Vintage band T-shirts will be a specialty of Bermuda Highway, which took its name from an early My Morning Jacket song. “It’s my favorite My Morning Jacket song. It’s obviously a tribute to my friend Jim James,” says Toupin. “He’s been a big brother to our band from the very beginning. So I really loved the whole idea of it … And the line in that song, Don’t let your silly dreams / Fall in between the crack of the bed and the wall, is incredibly fitting for doing something kind of risky,” she laughs.

So she wasn’t inspired by the previous line, Your ass, it draws me in like a Bermuda highway?

Your ass — yeah, it’s a clothing store, so it works either way!”


Bermuda Highway takes its name from an MMJ song.
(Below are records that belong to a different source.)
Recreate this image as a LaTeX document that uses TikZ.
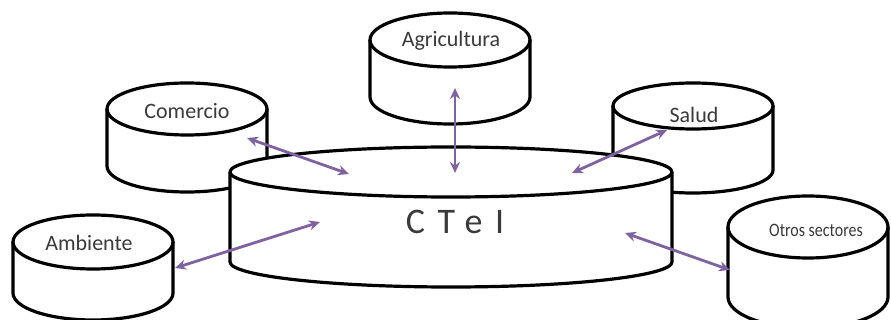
\documentclass[tikz,border=0pt]{standalone}
\usepackage{fontspec}
\setmainfont{Carlito}
\newfontfamily\ctfont[LetterSpace=35]{Carlito}
\usetikzlibrary{arrows.meta}
\definecolor{arrowpurple}{HTML}{7F63A1}
\definecolor{txtgray}{HTML}{3A3A3A}
\tikzset{
  cylline/.style={line width=3.2pt, draw=black, line join=round},
  link/.style={line width=2.8pt, draw=arrowpurple, {Stealth[length=11pt,width=10pt]}-{Stealth[length=11pt,width=10pt]}},
  lbl/.style={text=txtgray, inner sep=0pt, font=\fontsize{22}{24}\selectfont}
}
% \drawcyl{cx}{ytop}{ybottom}{rx}{ry}
\newcommand{\drawcyl}[5]{%
  \fill[white] (#1-#4,#2) -- (#1-#4,#3) arc[start angle=180,end angle=0,x radius=#4,y radius=#5]
     -- (#1+#4,#2) arc[start angle=0,end angle=-180,x radius=#4,y radius=#5] -- cycle;
  \draw[cylline] (#1,#2) ellipse[x radius=#4,y radius=#5];
  \draw[cylline] (#1-#4,#2) -- (#1-#4,#3) arc[start angle=180,end angle=0,x radius=#4,y radius=#5] -- (#1+#4,#2);
}
\begin{document}
\begin{tikzpicture}[x=1pt,y=1pt,yscale=-1]
\useasboundingbox (0,0) rectangle (891,320);
% cylinders (back to front)
\drawcyl{450}{40}{97}{80}{27}
\drawcyl{187}{109}{166}{80}{26}
\drawcyl{693}{106}{170}{80}{23}
\drawcyl{451}{172}{262}{221}{25}
\drawcyl{93}{242}{293}{80}{27}
\drawcyl{808}{227}{297}{80}{31}
% labels
\node[lbl] (agri) at (451,41) {Agricultura};
\node[lbl] (com) at (187,111) {Comercio};
\node[lbl] (amb) at (89,243) {Ambiente};
\node[lbl] (sal) at (694,115) {Salud};
\node[lbl, font=\fontsize{19}{21}\selectfont] (otr) at (816,230) {\scalebox{0.84}[1]{Otros sectores}};
\node[lbl, font=\fontsize{36}{40}\selectfont\ctfont] (ctei) at (455,222) {CTeI};
% arrow ends
\coordinate (a1) at (455,88);  \coordinate (a2) at (455,173);
\coordinate (c1) at (247,138); \coordinate (c2) at (349,174);
\coordinate (s1) at (667,130); \coordinate (s2) at (572,173);
\coordinate (m1) at (175,268); \coordinate (m2) at (320,222);
\coordinate (o1) at (730,270); \coordinate (o2) at (625,233);
\draw[link] (a1) -- (a2);
\draw[link] (c1) -- (c2);
\draw[link] (s1) -- (s2);
\draw[link] (m1) -- (m2);
\draw[link] (o1) -- (o2);
\end{tikzpicture}
\end{document}
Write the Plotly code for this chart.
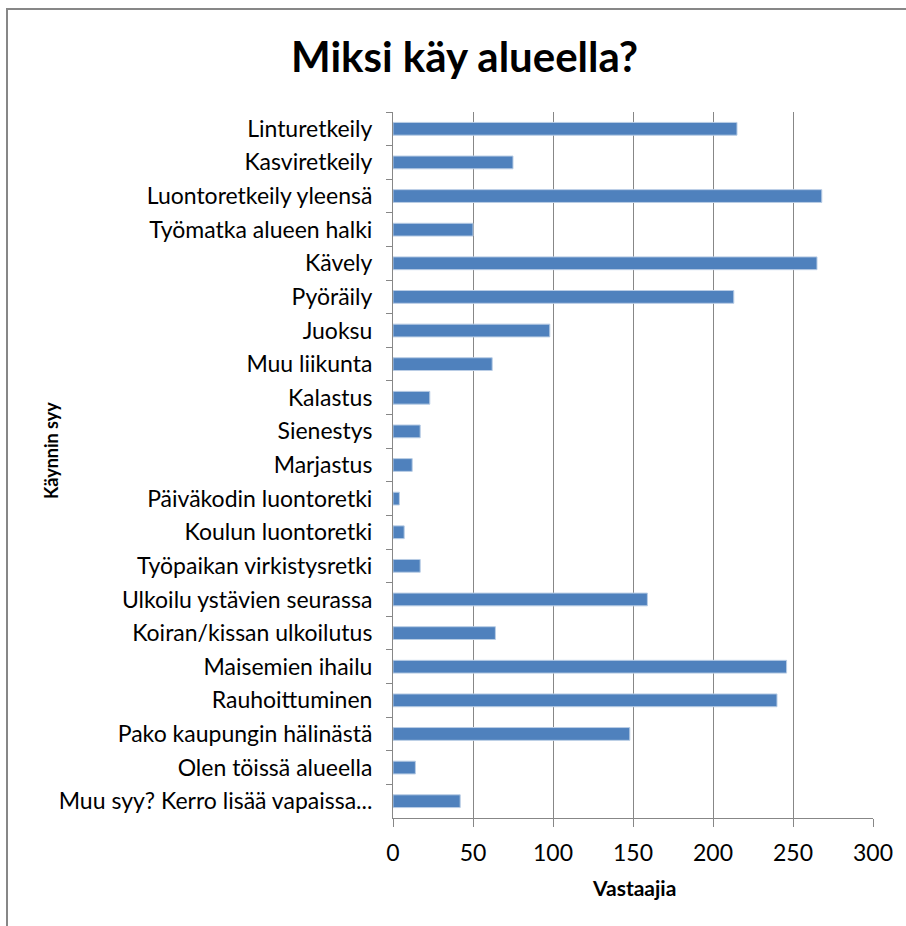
import plotly.graph_objects as go

categories = [
    "Linturetkeily",
    "Kasviretkeily",
    "Luontoretkeily yleensä",
    "Työmatka alueen halki",
    "Kävely",
    "Pyöräily",
    "Juoksu",
    "Muu liikunta",
    "Kalastus",
    "Sienestys",
    "Marjastus",
    "Päiväkodin luontoretki",
    "Koulun luontoretki",
    "Työpaikan virkistysretki",
    "Ulkoilu ystävien seurassa",
    "Koiran/kissan ulkoilutus",
    "Maisemien ihailu",
    "Rauhoittuminen",
    "Pako kaupungin hälinästä",
    "Olen töissä alueella",
    "Muu syy? Kerro lisää vapaissa...",
]
values = [215, 75, 268, 50, 265, 213, 98, 62, 23, 17, 12, 4, 7, 17, 159, 64, 246, 240, 148, 14, 42]
x_ticks = [0, 50, 100, 150, 200, 250, 300]

title_text = "Miksi käy alueella?"
x_title = "Vastaajia"
y_title = "Käynnin syy"

FONT = "Lato, 'Open Sans', sans-serif"

fig = go.Figure(
    go.Bar(
        x=values,
        y=categories,
        orientation="h",
        marker=dict(color="#4F81BD", line=dict(color="#B9CDE5", width=1)),
        hoverinfo="x+y",
    )
)

L, R, T, B = 393, 33, 112, 108
W, H = 906, 926
pw, ph = W - L - R, H - T - B


def px_x(px):
    return (px - L) / pw


def px_y(py):
    return (H - B - py) / ph


fig.update_layout(
    width=W,
    height=H,
    margin=dict(l=L, r=R, t=T, b=B, pad=0),
    paper_bgcolor="white",
    plot_bgcolor="white",
    bargap=0.62,
    showlegend=False,
    font=dict(family=FONT, color="#000000", size=18),
    xaxis=dict(
        range=[0, 300],
        tickvals=x_ticks,
        ticktext=[str(v) for v in x_ticks],
        showgrid=True,
        gridcolor="#878787",
        gridwidth=1,
        showline=True,
        linecolor="#878787",
        linewidth=1,
        ticks="outside",
        ticklen=8,
        tickcolor="#878787",
        ticklabelstandoff=6,
        tickfont=dict(family=FONT, size=23, color="#000000"),
        zeroline=False,
    ),
    yaxis=dict(
        categoryorder="array",
        categoryarray=categories,
        autorange="reversed",
        showgrid=False,
        showline=True,
        linecolor="#878787",
        linewidth=1,
        ticks="outside",
        ticklen=6,
        tickcolor="#878787",
        tickson="boundaries",
        ticklabelstandoff=15,
        tickfont=dict(family=FONT, size=23, color="#000000"),
    ),
    annotations=[
        dict(
            text="<b>" + title_text + "</b>",
            xref="paper", yref="paper",
            x=px_x(464), y=px_y(56),
            xanchor="center", yanchor="middle",
            showarrow=False,
            font=dict(family=FONT, size=42, color="#000000"),
        ),
        dict(
            text="<b>" + x_title + "</b>",
            xref="paper", yref="paper",
            x=px_x(634), y=px_y(887),
            xanchor="center", yanchor="middle",
            showarrow=False,
            font=dict(family=FONT, size=21, color="#000000"),
        ),
        dict(
            text="<b>" + y_title + "</b>",
            xref="paper", yref="paper",
            x=px_x(51), y=px_y(451),
            xanchor="center", yanchor="middle",
            textangle=-90,
            showarrow=False,
            font=dict(family=FONT, size=18, color="#000000"),
        ),
    ],
    shapes=[
        dict(
            type="rect",
            xref="paper",
            yref="paper",
            x0=px_x(7),
            x1=px_x(912),
            y0=px_y(932),
            y1=px_y(9),
            line=dict(color="#878787", width=2),
            fillcolor="rgba(0,0,0,0)",
            layer="below",
        )
    ],
)

fig.write_html(
    "out.html",
    config={"displayModeBar": False},
    post_script="document.body.style.margin='0px';",
)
James wasn’t the only two-decade music veteran who helped inspire them. Houndmouth met Jack White and his Third Man Records crew in July at the Newport Folk Festival. “I fell in love with them as people,” Toupin says, “and I really loved the idea of just carrying their products, mainly. Also, not to compete with other local record stores. I’m doing a niche sort of thing, so everybody’s winning here.”

While the Nashville-based Third Man’s roving record truck has popped up in front of NuLu neighbor Please & Thank You, what the two shops do will be very different, as Bermuda Highway will only carry all of Third Man’s records, as well as their offbeat knickknacks.

Keeping with White’s penchant for surprises and his celebration of objects, the owners will present an artist-curated section in the store. In December, Dr. Dog guitarist/vocalist Scott McMicken is “actually making these special records, and hand-making clothing and all kinds of things, art, for his section,” says Toupin.

But each month will be something different. “It’s this open format for them to have a presence — a direct, exclusive relationship with the fans out of the store.” Some bands will also play in-store sets.

Houndmouth’s week went on to include a day spent doing tasks like fixing their van’s windows, followed by their debut at Nashville’s legendary Ryman Auditorium — “a huge thrill,” says Toupin. On Halloween, they joined the Drive-By Truckers for a show in that band’s hometown, Athens, Ga. After tonight’s Charlotte performance, they’re done for 2014.

Bermuda Highway began taking shape this summer after Toupin decided to stay in Louisville instead of moving to Nashville. It seemed like a way for her to give back to the community that has given her so much, she says.

Toupin and Mills met at General Eccentric, where Mills worked with Toupin to pick out clothes for Houndmouth tours. While Mills will run Bermuda Highway during Toupin’s tour time, Houndmouth’s three-month break means fans should be able to see plenty of the musician at the store for now. And possibly her bandmates.

“The boys in the band just talk about how they want to steal clothes from me!”